**Stated goal**
Extract from the entries below, exactly as given, only the lines from the line containing "Write the HTML code for this interface." to the line containing "Córka 159 +++</div>", both lines included.

**Entries**
####

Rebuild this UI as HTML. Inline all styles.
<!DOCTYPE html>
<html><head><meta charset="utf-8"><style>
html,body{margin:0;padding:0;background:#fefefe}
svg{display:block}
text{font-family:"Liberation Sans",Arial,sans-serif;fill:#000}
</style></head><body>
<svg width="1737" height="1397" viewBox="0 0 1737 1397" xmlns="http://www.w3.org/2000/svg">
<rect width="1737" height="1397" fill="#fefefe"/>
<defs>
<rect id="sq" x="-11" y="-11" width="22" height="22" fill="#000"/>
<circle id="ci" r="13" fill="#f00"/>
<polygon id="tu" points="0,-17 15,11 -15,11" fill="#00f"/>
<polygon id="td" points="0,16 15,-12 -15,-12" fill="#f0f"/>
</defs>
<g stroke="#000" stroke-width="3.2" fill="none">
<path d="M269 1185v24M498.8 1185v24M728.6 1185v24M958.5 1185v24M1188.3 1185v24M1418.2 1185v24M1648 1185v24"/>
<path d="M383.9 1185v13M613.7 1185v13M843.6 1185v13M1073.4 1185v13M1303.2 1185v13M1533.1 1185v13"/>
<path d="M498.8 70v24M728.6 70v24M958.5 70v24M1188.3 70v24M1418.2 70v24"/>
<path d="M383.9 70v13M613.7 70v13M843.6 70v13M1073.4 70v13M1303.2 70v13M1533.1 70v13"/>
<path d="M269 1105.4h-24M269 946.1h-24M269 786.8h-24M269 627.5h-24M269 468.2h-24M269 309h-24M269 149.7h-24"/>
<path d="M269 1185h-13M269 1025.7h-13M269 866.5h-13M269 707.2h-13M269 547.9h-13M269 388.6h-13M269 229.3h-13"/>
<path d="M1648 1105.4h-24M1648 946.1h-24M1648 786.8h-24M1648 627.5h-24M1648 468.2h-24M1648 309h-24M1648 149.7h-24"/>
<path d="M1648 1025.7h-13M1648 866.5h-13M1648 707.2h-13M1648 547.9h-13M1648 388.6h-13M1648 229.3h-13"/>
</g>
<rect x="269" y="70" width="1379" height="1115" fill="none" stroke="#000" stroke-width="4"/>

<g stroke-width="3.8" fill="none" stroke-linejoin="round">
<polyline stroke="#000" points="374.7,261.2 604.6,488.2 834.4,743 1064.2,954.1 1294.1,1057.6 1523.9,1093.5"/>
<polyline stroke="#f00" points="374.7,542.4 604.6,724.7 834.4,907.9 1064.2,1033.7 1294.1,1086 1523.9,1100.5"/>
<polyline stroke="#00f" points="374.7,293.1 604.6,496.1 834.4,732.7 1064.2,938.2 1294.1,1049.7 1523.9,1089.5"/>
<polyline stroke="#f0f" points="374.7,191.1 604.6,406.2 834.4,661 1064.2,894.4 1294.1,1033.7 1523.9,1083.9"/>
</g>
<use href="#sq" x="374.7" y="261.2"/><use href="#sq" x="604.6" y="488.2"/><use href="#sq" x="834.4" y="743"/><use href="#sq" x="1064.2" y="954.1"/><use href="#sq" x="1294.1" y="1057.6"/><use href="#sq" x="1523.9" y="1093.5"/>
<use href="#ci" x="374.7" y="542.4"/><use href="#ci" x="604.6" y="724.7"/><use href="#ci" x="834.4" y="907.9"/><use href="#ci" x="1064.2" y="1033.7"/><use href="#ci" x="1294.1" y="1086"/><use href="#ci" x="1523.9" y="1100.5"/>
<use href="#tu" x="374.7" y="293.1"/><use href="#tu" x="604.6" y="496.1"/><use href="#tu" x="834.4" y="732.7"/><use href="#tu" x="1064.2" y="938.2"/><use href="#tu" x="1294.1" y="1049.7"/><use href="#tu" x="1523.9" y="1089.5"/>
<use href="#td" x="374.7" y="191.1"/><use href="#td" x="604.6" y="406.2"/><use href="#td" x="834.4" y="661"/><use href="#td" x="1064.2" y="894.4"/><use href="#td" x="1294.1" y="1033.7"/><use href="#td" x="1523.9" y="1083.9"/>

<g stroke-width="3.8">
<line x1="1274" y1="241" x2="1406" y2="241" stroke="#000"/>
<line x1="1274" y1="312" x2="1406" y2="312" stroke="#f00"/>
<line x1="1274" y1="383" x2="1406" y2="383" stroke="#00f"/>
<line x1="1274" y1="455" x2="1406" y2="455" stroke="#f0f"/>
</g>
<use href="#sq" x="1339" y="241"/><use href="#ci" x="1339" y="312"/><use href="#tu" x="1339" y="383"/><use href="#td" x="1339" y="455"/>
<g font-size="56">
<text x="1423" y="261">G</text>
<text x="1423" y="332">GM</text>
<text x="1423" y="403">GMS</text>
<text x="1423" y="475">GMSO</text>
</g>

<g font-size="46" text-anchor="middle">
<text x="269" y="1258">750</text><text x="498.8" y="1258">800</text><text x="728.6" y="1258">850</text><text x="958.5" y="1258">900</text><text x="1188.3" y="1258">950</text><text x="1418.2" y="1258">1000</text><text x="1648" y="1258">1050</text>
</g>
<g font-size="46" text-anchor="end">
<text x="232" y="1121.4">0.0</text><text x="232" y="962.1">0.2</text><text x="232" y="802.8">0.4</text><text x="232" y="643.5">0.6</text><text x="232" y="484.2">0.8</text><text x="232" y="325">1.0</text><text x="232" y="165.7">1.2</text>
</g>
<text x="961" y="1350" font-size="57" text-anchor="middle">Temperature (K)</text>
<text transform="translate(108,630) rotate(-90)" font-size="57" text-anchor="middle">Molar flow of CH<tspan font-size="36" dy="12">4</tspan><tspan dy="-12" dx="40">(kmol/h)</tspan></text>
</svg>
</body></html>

####

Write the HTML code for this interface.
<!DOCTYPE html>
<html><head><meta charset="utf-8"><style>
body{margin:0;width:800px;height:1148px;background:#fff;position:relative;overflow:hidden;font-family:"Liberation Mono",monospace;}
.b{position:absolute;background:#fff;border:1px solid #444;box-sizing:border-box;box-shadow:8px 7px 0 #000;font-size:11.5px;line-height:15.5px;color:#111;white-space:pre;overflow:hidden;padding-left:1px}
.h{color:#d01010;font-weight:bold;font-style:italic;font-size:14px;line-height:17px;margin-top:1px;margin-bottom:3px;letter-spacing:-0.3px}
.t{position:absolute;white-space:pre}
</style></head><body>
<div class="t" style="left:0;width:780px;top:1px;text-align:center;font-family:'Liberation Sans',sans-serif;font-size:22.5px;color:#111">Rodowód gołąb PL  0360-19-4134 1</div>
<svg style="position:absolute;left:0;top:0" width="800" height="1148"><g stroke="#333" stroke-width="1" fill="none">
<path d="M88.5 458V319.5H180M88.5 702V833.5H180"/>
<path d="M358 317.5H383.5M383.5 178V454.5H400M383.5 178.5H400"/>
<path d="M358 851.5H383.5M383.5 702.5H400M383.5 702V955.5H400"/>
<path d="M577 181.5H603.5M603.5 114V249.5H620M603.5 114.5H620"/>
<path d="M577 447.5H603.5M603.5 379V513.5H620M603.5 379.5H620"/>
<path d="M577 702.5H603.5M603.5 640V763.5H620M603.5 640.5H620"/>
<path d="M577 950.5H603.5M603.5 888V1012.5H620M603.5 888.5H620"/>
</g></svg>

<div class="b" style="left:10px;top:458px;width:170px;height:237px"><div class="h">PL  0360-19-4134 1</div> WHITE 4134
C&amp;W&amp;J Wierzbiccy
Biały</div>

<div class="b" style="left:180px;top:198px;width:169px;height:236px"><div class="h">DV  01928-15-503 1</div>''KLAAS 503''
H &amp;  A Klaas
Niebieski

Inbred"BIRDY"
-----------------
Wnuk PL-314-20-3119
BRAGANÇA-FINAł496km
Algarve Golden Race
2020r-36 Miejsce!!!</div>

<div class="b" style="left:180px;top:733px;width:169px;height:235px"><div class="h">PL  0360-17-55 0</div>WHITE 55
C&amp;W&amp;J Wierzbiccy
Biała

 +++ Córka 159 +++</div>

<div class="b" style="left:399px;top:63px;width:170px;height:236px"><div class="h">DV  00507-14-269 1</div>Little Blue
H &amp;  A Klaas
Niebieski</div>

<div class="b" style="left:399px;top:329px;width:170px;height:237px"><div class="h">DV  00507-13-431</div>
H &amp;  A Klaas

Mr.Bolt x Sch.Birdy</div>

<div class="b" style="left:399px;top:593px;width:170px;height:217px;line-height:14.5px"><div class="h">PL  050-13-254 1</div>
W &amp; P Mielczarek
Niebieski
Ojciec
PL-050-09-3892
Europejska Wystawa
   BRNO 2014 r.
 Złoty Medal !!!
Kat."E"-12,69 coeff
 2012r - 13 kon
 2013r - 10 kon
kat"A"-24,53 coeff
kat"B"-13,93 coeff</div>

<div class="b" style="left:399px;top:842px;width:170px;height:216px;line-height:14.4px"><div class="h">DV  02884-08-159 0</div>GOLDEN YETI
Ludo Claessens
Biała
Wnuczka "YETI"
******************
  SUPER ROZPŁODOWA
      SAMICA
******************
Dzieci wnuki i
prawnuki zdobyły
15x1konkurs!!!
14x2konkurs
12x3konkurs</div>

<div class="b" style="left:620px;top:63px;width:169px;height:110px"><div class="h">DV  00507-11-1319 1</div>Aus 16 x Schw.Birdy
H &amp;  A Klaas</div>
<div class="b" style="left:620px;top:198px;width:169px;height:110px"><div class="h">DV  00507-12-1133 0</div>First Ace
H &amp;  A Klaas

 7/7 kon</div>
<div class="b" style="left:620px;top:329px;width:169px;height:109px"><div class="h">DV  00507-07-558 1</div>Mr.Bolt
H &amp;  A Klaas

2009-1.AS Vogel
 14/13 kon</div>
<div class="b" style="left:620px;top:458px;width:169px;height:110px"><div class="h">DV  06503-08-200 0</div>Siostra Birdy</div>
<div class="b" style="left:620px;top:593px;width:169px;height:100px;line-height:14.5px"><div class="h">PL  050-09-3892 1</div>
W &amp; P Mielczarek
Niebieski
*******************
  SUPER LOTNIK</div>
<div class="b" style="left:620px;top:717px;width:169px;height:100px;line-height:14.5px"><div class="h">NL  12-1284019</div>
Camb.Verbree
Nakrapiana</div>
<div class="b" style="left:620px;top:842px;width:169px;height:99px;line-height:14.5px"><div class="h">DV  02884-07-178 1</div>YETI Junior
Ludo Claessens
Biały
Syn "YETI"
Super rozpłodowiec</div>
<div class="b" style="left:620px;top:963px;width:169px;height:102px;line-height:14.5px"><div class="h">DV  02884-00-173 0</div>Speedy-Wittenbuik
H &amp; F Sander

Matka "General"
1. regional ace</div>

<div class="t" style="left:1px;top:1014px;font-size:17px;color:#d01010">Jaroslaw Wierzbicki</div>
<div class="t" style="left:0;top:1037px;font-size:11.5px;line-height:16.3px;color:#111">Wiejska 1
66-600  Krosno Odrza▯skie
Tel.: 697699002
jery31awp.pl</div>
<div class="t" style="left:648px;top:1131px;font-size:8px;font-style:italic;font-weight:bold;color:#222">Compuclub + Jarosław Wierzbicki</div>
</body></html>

####

**Complete output**
Write the HTML code for this interface.
<!DOCTYPE html>
<html><head><meta charset="utf-8"><style>
body{margin:0;width:800px;height:1148px;background:#fff;position:relative;overflow:hidden;font-family:"Liberation Mono",monospace;}
.b{position:absolute;background:#fff;border:1px solid #444;box-sizing:border-box;box-shadow:8px 7px 0 #000;font-size:11.5px;line-height:15.5px;color:#111;white-space:pre;overflow:hidden;padding-left:1px}
.h{color:#d01010;font-weight:bold;font-style:italic;font-size:14px;line-height:17px;margin-top:1px;margin-bottom:3px;letter-spacing:-0.3px}
.t{position:absolute;white-space:pre}
</style></head><body>
<div class="t" style="left:0;width:780px;top:1px;text-align:center;font-family:'Liberation Sans',sans-serif;font-size:22.5px;color:#111">Rodowód gołąb PL  0360-19-4134 1</div>
<svg style="position:absolute;left:0;top:0" width="800" height="1148"><g stroke="#333" stroke-width="1" fill="none">
<path d="M88.5 458V319.5H180M88.5 702V833.5H180"/>
<path d="M358 317.5H383.5M383.5 178V454.5H400M383.5 178.5H400"/>
<path d="M358 851.5H383.5M383.5 702.5H400M383.5 702V955.5H400"/>
<path d="M577 181.5H603.5M603.5 114V249.5H620M603.5 114.5H620"/>
<path d="M577 447.5H603.5M603.5 379V513.5H620M603.5 379.5H620"/>
<path d="M577 702.5H603.5M603.5 640V763.5H620M603.5 640.5H620"/>
<path d="M577 950.5H603.5M603.5 888V1012.5H620M603.5 888.5H620"/>
</g></svg>

<div class="b" style="left:10px;top:458px;width:170px;height:237px"><div class="h">PL  0360-19-4134 1</div> WHITE 4134
C&amp;W&amp;J Wierzbiccy
Biały</div>

<div class="b" style="left:180px;top:198px;width:169px;height:236px"><div class="h">DV  01928-15-503 1</div>''KLAAS 503''
H &amp;  A Klaas
Niebieski

Inbred"BIRDY"
-----------------
Wnuk PL-314-20-3119
BRAGANÇA-FINAł496km
Algarve Golden Race
2020r-36 Miejsce!!!</div>

<div class="b" style="left:180px;top:733px;width:169px;height:235px"><div class="h">PL  0360-17-55 0</div>WHITE 55
C&amp;W&amp;J Wierzbiccy
Biała

 +++ Córka 159 +++</div>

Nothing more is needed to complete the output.